You definitely need a place of your own to build the Family that you want. It sounds like you’re trying to be controlling over the things you can control because you feel like she is controlling every other aspect. I believe where there was once love, love can be found again. But you need to create the circumstances which allow you to grow and allow your relationship to grow without others hindering it. Sounds like you need change. I’ve lived with my mother-in-law on and off for 15 years and I have nothing but a lot of respect for her and I I finally figured out that I just need my own space for a healthy relationship with my partner my children and even my mother-in-law.
I would just move into my own place with my kids and tell my fiance he should live with us too , but of course that’s your choice hun! Lol…no seriously I know I would cause that’s exactly what I did.
While I understand your problems with your mil to be, you need to talk to your fiancé. And relationships have an ebb and flow. You aren’t going to feel in love the whole time. Love isn’t perfect all the time. That’s why people don’t stay in relationships. They think the love is gone because it isn’t puppy love anymore. If you choose your partner everyday you’ll be happier.
I would have an open discussion with him about everything you’re feeling. And if he doesn’t want to move or change things then I guess you have your answer. I mean you can listen to all of our opinions all day long but in the end we’re not the ones who have to live with the decision. I would take some time out and really consider every option. I hope you find the right answer for you in the end
He’s been your fiancee for 8 years? Honey, he is not planning to marry you and you obviously are tired of him. Take the babies and get out on your own. The more you allow yourself to be treated in this manner the more you are teaching them how to treat you. Time to say bye
Same situation, except my in laws live with me. You guys need to get away from living with them as soon as possible. It wont change, you will get resentful and he will start to resent you for complaining about his parents. Its just not natural to live with your in laws especially if you have kids, and I started noticing behavior problems with my son because of the things they were doing.
Unfortunately this is the things you have to put up with when you’re living under someone else’s roof… I don’t quite understand why y’all stayed this long…The only way you can claim your independence is by working and saving your money so you can move out,him or his mother will never respect your feelings because they know you depend on them
He’s a mommas boy and will never change. I’d take the kids and move out. Tell him you will no longer live in her house waiting for the other house to be live able in and that you will not be told how to parent your children by his mother. It’s unacceptable behavior by her and that he allows it to happen and won’t step in to stand up for you and the family and that speaks volumes.
8 year engagement. Living with parents for 3
Something is wrong on so many levels
Sounds like both of you need to grow up anf get out in the world
If you think he will change his mind and want to move out, he won’t. If he wanted to be on his own, he would have made some kind of move by now. As far as his mom goes, he sees no wrong with it. If he did, he would speak to her about it. It’s really simple but being in love with the person tends to cloud our judgement.
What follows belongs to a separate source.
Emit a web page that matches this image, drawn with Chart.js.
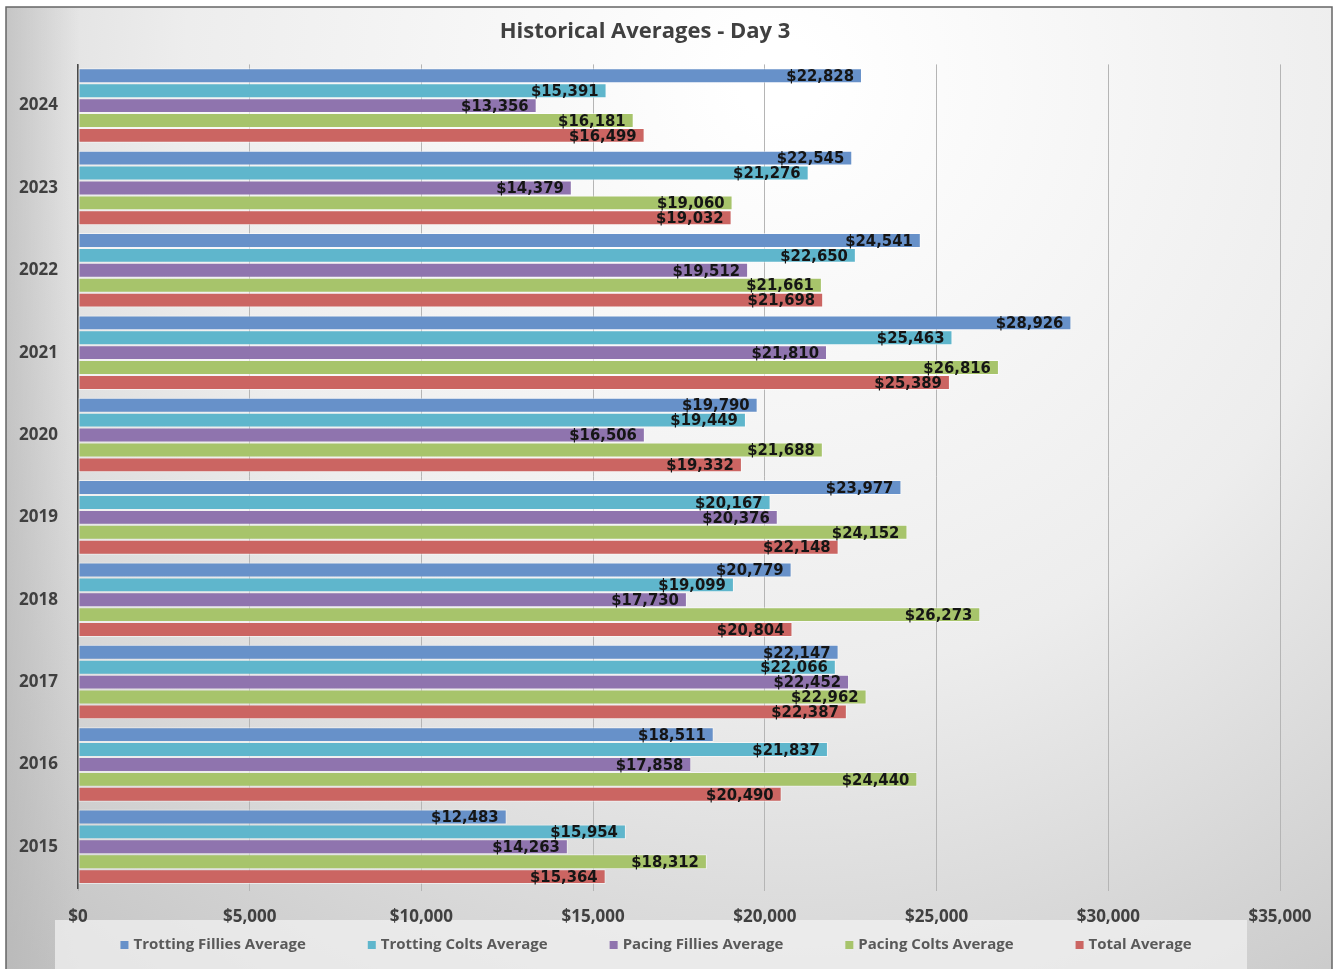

It’s his parents house and you live there. Be a big girl and move out or deal with it and stop complaining. Clearly he’s not going to fix your house until he realizes you’re serious. And if he doesn’t then you’re better off.
Just have an open,honest conversation with your mother n law. Resentment builds quickly when things are not talked and sorted out. Ask her to listen to you, then ask her how she feels about this. You are the Mom. A Grandmother is a wonderful person to have in your daughters lives but she is not the parent.
Children should not have two sets of parents unless it is a blended family situation. You need to try and figure a way to move out on your own with or with out your husband. You need to raise your family in your own home, especially if you don’t want other people interfering with your child rearing. There can’t be two hens in the hen house. I’m sorry, I know it is so hard.
I think someone needs to put there foot down on how your kids should be raised and if your fiance won’t stand up to his mom then I think that you should speak up if it advice fine take it into consideration but dont let the parents tell you how to raise your own children and if they get mad then it is to bad you have a say whither you are living in their home or not your fiance needs to grow some balls sorry for being blunt but that how it has to be now a days and if they dont like then I think it’s time for you and your kids to find a new place to live if they can’t respect your wishes and if you or your fiance doesn’t put your foot down now and when you move into your own place they will still try to control everything that you do
Honestly you need to have a serious conversation with him. Let him know you dont want to live at his parents and you’re uncomfortable. Also talk to him about his parents raising your kids, let him know exactly how you feel. If he brushes you off or doesnt seem serious about leaving his parents house then get the heck out if there
Tell him you’re ready to move out, period. 2 kids and engaged but don’t have a place to live after three years with his parents…?
Tell him he needs to take care of his family and stop mooching off of his parents. That’s no way to live, you’re losing respect for him that is why you are feeling the way you are feeling while being miserable yourself
Sweetheart you still love him. But after eight years he hasn’t married you. He receives certain things from his mother like fix him his favorite food wash his clothes,built in babysitter,get money when he needs it.why should be marry you are there for one thing and you no what I’m talking about I tell you this because I lived this same nightmare for thirty years I would look into the mirror an ask myself do you love yourself because if you do then you need to do something about it.you are not going to leave now because your thoughts are on raising your children with there father.an it’s easy to say leave but you will only do it when you say that you love yourself an not because someone told you that’s what they would do.listen to no one make your own mind up continue to be blessed
I know it’s easy for some one to say let go of the relationship. When they not in it. But also true that what u allow will continue… Firstly find yourself a job if u not working so u. An have financial freedom it’s not easy raising 2kids on ur own. Or get some one other then him and his dad to fix the place u want to move in at. Woman always takes the lead cause men will be comfortable living any where. Good luck
Just leave. If he loves you and wants to be a family he will follow, if not, then you have your answer. Too often men (boys) are babied by mommy and if they can stay under her thumb they will. Sounds like it’s time for him to grow up and be a husband and father.